Seven steps to managing the cycle

Refusing to ‘follow the herd’, providing the right incentives for underwriters, and investing in risk management tools are among key recommendations for managing the insurance cycle in a report published today.

July 12, 2006 – Managing the Insurance Cycle, published by Lloyd’s, the world’s leading, specialist insurance market, warns that considerable uncertainty remains over prices and conditions in the commercial insurance market following last year’s record hurricane season.

Historically the insurance cycle has been characterised by peaks and troughs that reflect the rise and fall of insurance prices. It alternates between periods of soft market conditions, when premium rates are stable or falling and insurance is readily available, and periods of hard market conditions, when rates rise, coverage becomes difficult to find, and insurers’ profits increase. As the market softens to the point that profits diminish or vanish completely, the capital needed to underwrite new business is depleted, and insurers who have not underwritten prudently can lose millions.

Lloyd’s report recommends seven key steps for ensuring that the industry becomes less unpredictable and underwrites on a sustainable basis for the benefit of both policyholders and insurers. These are:

  • Don’t follow the herd.

  • Invest in the latest risk management tools.

  • Don’t let surplus capital dictate your underwriting.

  • Don’t be dazzled by higher investment returns.

  • Don’t rely on ‘the big one’ to push prices upwards.

  • Redeploy capital from lines where margins are unsustainable.

  • Get smarter with underwriter and manager incentives.

Rolf Tolle, Lloyd’s Director, Franchise Performance, said:

“In the past, insurers have simply accepted the insurance cycle, seeing it as a force of nature with an uncontrollable impact on their business. But at Lloyd’s we believe that insurers now have the information and the tools they need to manage the cycle much more effectively.

“Market conditions are changing – with rates softening in a number of lines – and we believe that it is now more important than ever for insurers to take action. We have already done a lot of work on this at Lloyd’s to encourage underwriters to manage the cycle, but the real test of a soft market is still ahead of us and there remains much to be done.”

Lloyd’s commissioned the report from the Economist Intelligence Unit as part of its 360 Risk Project, which aims to generate debate about today’s key risk issues and how best to manage them.

About Lloyd’s

  • The full report, including an executive summary, can be seen at www.lloyds.com/360 from Thursday, December 7.

  • More information on each of the recommendations:

    • Don’t follow the herd. Insurers need to be prepared to walk away from markets when prices fall below a prudent, risk-based premium.
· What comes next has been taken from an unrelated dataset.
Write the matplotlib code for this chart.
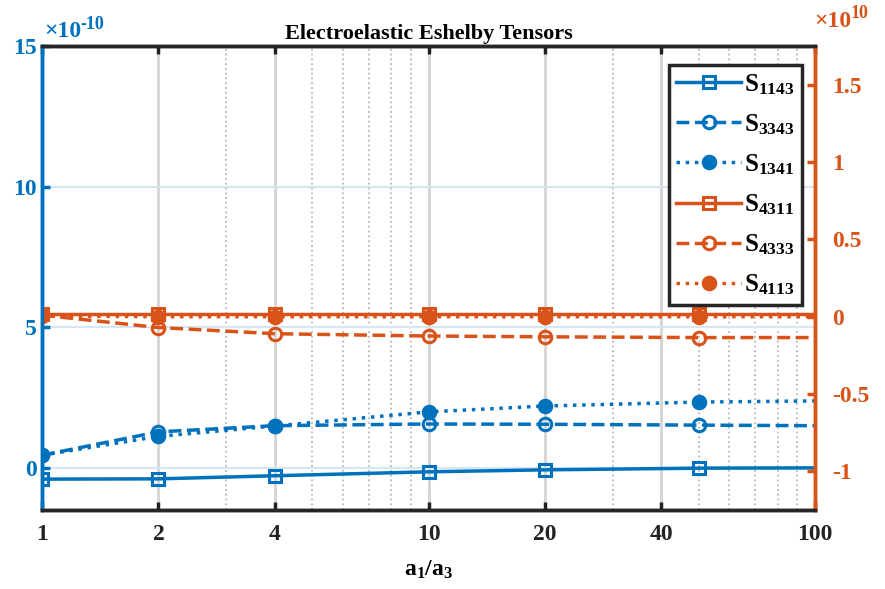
import numpy as np
import matplotlib
matplotlib.use("Agg")
import matplotlib.pyplot as plt
from matplotlib.ticker import FixedLocator, NullFormatter

# data (left axis x1e-10, right axis x1e10)
ratio = [1, 2, 4, 10, 20, 50, 100]
S1143 = [-0.40, -0.39, -0.28, -0.14, -0.07, -0.01, 0.0]
S3343 = [0.45, 1.28, 1.50, 1.56, 1.55, 1.52, 1.50]
S1341 = [0.45, 1.12, 1.49, 1.99, 2.20, 2.34, 2.38]
S4311 = [0.02, 0.02, 0.02, 0.02, 0.02, 0.02, 0.02]
S4333 = [0.01, -0.07, -0.11, -0.125, -0.13, -0.135, -0.135]
S4113 = [0.005, 0.0, 0.0, 0.0, 0.0, 0.0, 0.0]

xticks = [1, 2, 4, 10, 20, 40, 100]
left_ticks = [0, 5, 10, 15]
right_ticks = [-1, -0.5, 0, 0.5, 1, 1.5]
right_labels = ['-1', '-0.5', '0', '0.5', '1', '1.5']

blue = '#0072BD'
orange = '#D95319'

plt.rcParams['font.family'] = 'Liberation Serif'
plt.rcParams['font.weight'] = 'bold'
plt.rcParams['mathtext.fontset'] = 'custom'
plt.rcParams['mathtext.rm'] = 'Liberation Serif:bold'
plt.rcParams['mathtext.bf'] = 'Liberation Serif:bold'
plt.rcParams['mathtext.it'] = 'Liberation Serif:bold'
plt.rcParams['axes.unicode_minus'] = False

fig = plt.figure(figsize=(8.85, 5.89), dpi=100)
ax = fig.add_axes([0.0475, 0.134, 0.8735, 0.788])
ax2 = ax.twinx()

ax.set_xscale('log')
ax.set_xlim(1, 100)
ax.set_ylim(-1.5, 15)
ax2.set_ylim(-1.25, 1.75)

# grid
for v in [2, 4, 10, 20, 40]:
    ax.axvline(v, color='#d4d4d4', lw=2, zorder=0)
for v in [3, 5, 6, 7, 8, 9, 30, 50, 60, 70, 80, 90]:
    ax.axvline(v, color='#b8b8b8', lw=1.3, ls=':', zorder=0)
for v in [0, 5, 10]:
    ax.axhline(v, color='#d6e7f4', lw=1.5, zorder=0)

mk = dict(markevery=[0, 1, 2, 3, 4, 5], lw=2.5, markersize=9, markeredgewidth=2.2)
h1, = ax.plot(ratio, S1143, '-s', color=blue, mfc='none', label=r'$\mathrm{S_{1143}}$', **mk)
h2, = ax.plot(ratio, S3343, '--o', color=blue, mfc='none', label=r'$\mathrm{S_{3343}}$', **mk)
h3, = ax.plot(ratio, S1341, ':o', color=blue, label=r'$\mathrm{S_{1341}}$', **mk)
h4, = ax2.plot(ratio, S4311, '-s', color=orange, mfc='none', label=r'$\mathrm{S_{4311}}$', **mk)
h5, = ax2.plot(ratio, S4333, '--o', color=orange, mfc='none', label=r'$\mathrm{S_{4333}}$', **mk)
h6, = ax2.plot(ratio, S4113, ':o', color=orange, label=r'$\mathrm{S_{4113}}$', **mk)

ax.xaxis.set_major_locator(FixedLocator(xticks))
ax.xaxis.set_minor_formatter(NullFormatter())
ax.set_xticks(xticks)
ax.set_xticklabels([str(t) for t in xticks])
ax.tick_params(axis='x', which='minor', length=0)
ax.set_yticks(left_ticks)
ax.set_yticklabels([str(t) for t in left_ticks])
ax2.set_yticks(right_ticks)
ax2.set_yticklabels(right_labels)

ax.tick_params(axis='x', direction='in', length=6, width=2.5, labelsize=17, top=True, pad=10, colors='#222222')
ax.tick_params(axis='y', direction='in', length=6, width=2.5, labelsize=17, colors=blue, pad=4)
ax2.tick_params(axis='y', direction='in', length=6, width=2.5, labelsize=17, colors=orange, pad=12)
ax2.tick_params(axis='x', which='both', length=0)

for a in (ax, ax2):
    for s in a.spines.values():
        s.set_linewidth(2.5)
    a.spines['top'].set_color('#262626')
    a.spines['bottom'].set_color('#262626')
    a.spines['left'].set_color(blue)
    a.spines['right'].set_color(orange)

# exponent labels (hyphen like the original)
ax.text(0.003, 1.008, '×10', transform=ax.transAxes, color=blue, fontsize=17, ha='left', va='bottom')
ax.annotate('-10', xy=(0.003, 1.008), xycoords='axes fraction', xytext=(26, 7), textcoords='offset points',
            color=blue, fontsize=13, ha='left', va='bottom')
ax2.text(0.999, 1.03, '×10', transform=ax2.transAxes, color=orange, fontsize=17, ha='left', va='bottom')
ax2.annotate('10', xy=(0.999, 1.03), xycoords='axes fraction', xytext=(26, 7), textcoords='offset points',
             color=orange, fontsize=13, ha='left', va='bottom')

ax.set_title('Electroelastic Eshelby Tensors', fontsize=16, fontweight='bold', pad=5)
ax.set_xlabel(r'$\mathrm{a_1/a_3}$', fontsize=17, labelpad=10)

leg = ax2.legend(handles=[h1, h2, h3, h4, h5, h6], loc='upper right', bbox_to_anchor=(0.983, 0.96),
                 fontsize=18, frameon=True, fancybox=False, framealpha=1, edgecolor='#262626',
                 handlelength=2.6, handletextpad=0.1, labelspacing=0.62, borderpad=0.3,
                 borderaxespad=0)
leg.get_frame().set_linewidth(2.5)

fig.savefig('out.png', dpi=100)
    • nvest in the latest risk management tools. Insurers must push for continuous improvement of these tools based on the latest science around issues such as climate change, and make full use of them to communicate their pricing and coverage decisions.

    • Don’t let surplus capital dictate your underwriting. An excess of capital available for underwriting can easily push an insurer to deploy the capital in unsustainable ways, rather than having that capital migrate to other uses such as hedge funds and equities, or returning it to shareholders.

    • Don’t be dazzled by higher investment returns. Don’t let higher investment returns replace disciplined underwriting as base rates creep up on both sides of the Atlantic. Notionally, splitting the business into insurance and asset management operations, and monitoring each separately, is one way to achieve this.

    • Don’t rely on “the big one” to push prices upwards. The spectacular insured loss should not be used as an excuse to raise prices in unrelated lines of business. Regulators, rating agencies, and analysts – not to mention insurance buyers – are increasingly resisting such behaviour.

    • Redeploy capital from lines where margins are unsustainable. There is little that individual insurers can do to alter overall supply-and-demand conditions. But insurers can set up internal monitoring systems to ensure that they scale back in lines in which margins have become unsustainable and migrate to other lines.

    • Get smarter with underwriter and manager incentives. Incentives for key staff should be structured to reward efficient deployment of capital, linking such rewards to target shareholder returns rather then volume growth.